Lauzerte boasts the title of ‘one of France’s most beautiful villages’ – one of only three villages in Tarn et Garonne region to claim the accreditation. In fact the ‘Les Plus Beaux Villages de France’ association honoured Lauzerte with this prestigious nod to protect its local heritage and prevent a rural exodus to nearby urban areas. We visited Lauzerte from Montaigu de Quercy when we stayed earlier this year – just a short 30 minute ride away.
Perched on a hilltop, our car wound through the outside suburbs which fell away to reveal the central old town, with its traditional bastide features. The Counts of Toulouse made Lauzerte a bastide town in 1241 due to its strategic importance and the village has the tell tale rigid layout. Rather than the winding narrow streets of many medieval towns, like Mont St Michel, for example, bastides are laid out in a square or rectangular pattern with straight streets that intersect at right angles – more like Manhattan!
The central focus of the bastide was the main square and the Place des Cornieres houses the senechaussee, the administrative heart. Couverts or arcaded galleries frame the main square. Lauzerte is littered with the half timber framed houses stereotypical of bastides. Usually filled in with cob, baked earth or bricks, these houses were normally two stories high – the upper floor providing living quarters and the ground floor housing a store or workshop. It’s quite easy to imagine the large arched doorways acting as shop windows.

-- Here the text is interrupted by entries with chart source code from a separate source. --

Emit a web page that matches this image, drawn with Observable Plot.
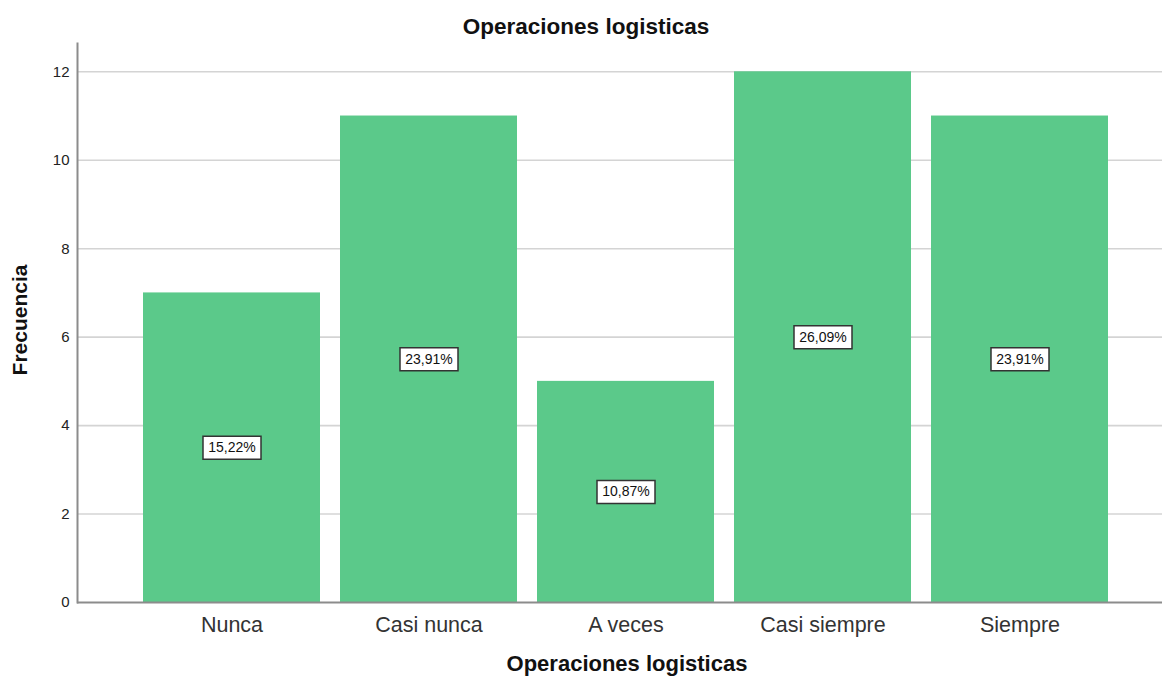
<!DOCTYPE html>
<html>
<head>
<meta charset="utf-8">
<script src="https://cdn.jsdelivr.net/npm/d3@7"></script>
<script src="https://cdn.jsdelivr.net/npm/@observablehq/plot@0.6"></script>
<style>
  html, body { margin: 0; padding: 0; background: #fff; }
  #chart svg { display: block; }
</style>
</head>
<body>
<div id="chart"></div>
<script>
const categories = ["Nunca", "Casi nunca", "A veces", "Casi siempre", "Siempre"];
const frequencies = [7, 11, 5, 12, 11];
const percentLabels = ["15,22%", "23,91%", "10,87%", "26,09%", "23,91%"];
const yTicks = [0, 2, 4, 6, 8, 10, 12];
const gridTicks = [2, 4, 6, 8, 10, 12];
const chartTitle = "Operaciones logisticas";
const xTitle = "Operaciones logisticas";
const yTitle = "Frecuencia";

const data = categories.map((c, i) => ({cat: c, freq: frequencies[i], pct: percentLabels[i]}));

const boxSymbol = {
  draw(context) {
    context.rect(-29, -11.5, 58, 23);
  }
};

const font = "'Liberation Sans', Arial, sans-serif";

const chart = Plot.plot({
  width: 1162,
  height: 682,
  marginTop: 43,
  marginBottom: 80,
  marginLeft: 77,
  marginRight: 0,
  style: {fontFamily: font, color: "#222", background: "#fff"},
  x: {domain: categories, range: [131.6, 1120.4], paddingInner: 0.1, paddingOuter: 0.05},
  y: {domain: [0, 12.64]},
  marks: [
    Plot.ruleY(gridTicks, {stroke: "#d4d4d4", strokeWidth: 1.6}),
    Plot.barY(data, {x: "cat", y: "freq", fill: "#5bc98a"}),
    Plot.frame({anchor: "left", stroke: "#8c8c8c", strokeWidth: 2}),
    Plot.ruleY([0], {stroke: "#8c8c8c", strokeWidth: 2}),
    Plot.axisY({ticks: yTicks, tickSize: 0, tickPadding: 8, fontSize: 15, label: null, tickFormat: d => String(d)}),
    Plot.axisX({tickSize: 0, tickPadding: 14, fontSize: 21.5, label: null, fill: "#333"}),
    Plot.dot(data, {x: "cat", y: d => d.freq / 2, symbol: boxSymbol, fill: "#fff", stroke: "#333", strokeWidth: 1.5}),
    Plot.text(data, {x: "cat", y: d => d.freq / 2, text: "pct", fontSize: 14, fill: "#111"}),
    Plot.text([chartTitle], {frameAnchor: "top", dx: -34, dy: -25, fontSize: 22.5, fontWeight: "bold", fill: "#111"}),
    Plot.text([xTitle], {frameAnchor: "bottom", dx: 7, dy: 68, fontSize: 22, fontWeight: "bold", fill: "#111"}),
    Plot.text([yTitle], {frameAnchor: "left", textAnchor: "middle", rotate: -90, dx: -57, dy: -3, fontSize: 21, fontWeight: "bold", fill: "#111"})
  ]
});

document.getElementById("chart").appendChild(chart);
</script>
</body>
</html>
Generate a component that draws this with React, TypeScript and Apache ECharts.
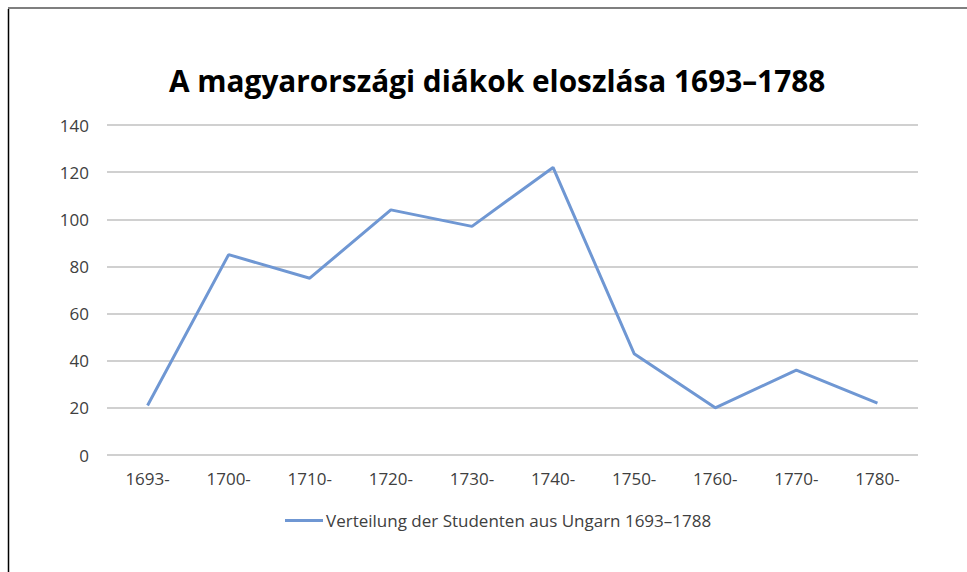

We took up residence at Cafe du Commerce to sample a local grape juice made of Chasselas grapes. My Rough Guide describes Lauzerte’s pace of life ‘as equal with that of a turning sunflower’ and the empty square certainly reflected that. Eventually walking parties and hikers of all nationalities filled up the square waiting for the tourist office to open and clearing retracing the route of the Santiago de Compostela – a famous pilgrimage route than runs across France in to northern Spain.
It’s clear that Lauzerte has a lively creative community from the geckos that covered Le Puits de Jous cafe to the local sculpture ‘Paving of the Place’ created by local ceramic artist, Jacques Buchholtz, which provides a Dali like vision in the corner of the Place des Cornieres.
The Jardin au Pelerin, which starts behind the tourist office, runs along one of the carreyrous, an alleyway that runs along the back of houses. The garden trail offers amazing views across the patchwork Quercy valley. Up until the aftermath of the Wars of Religion, Lauzerte served as the capital of Bas Quercy (lower Quercy) as a reward for overthrowing the English. You certainly get a feeling for Lauzerte’s historical dominance surveying the countryside from this hilltop.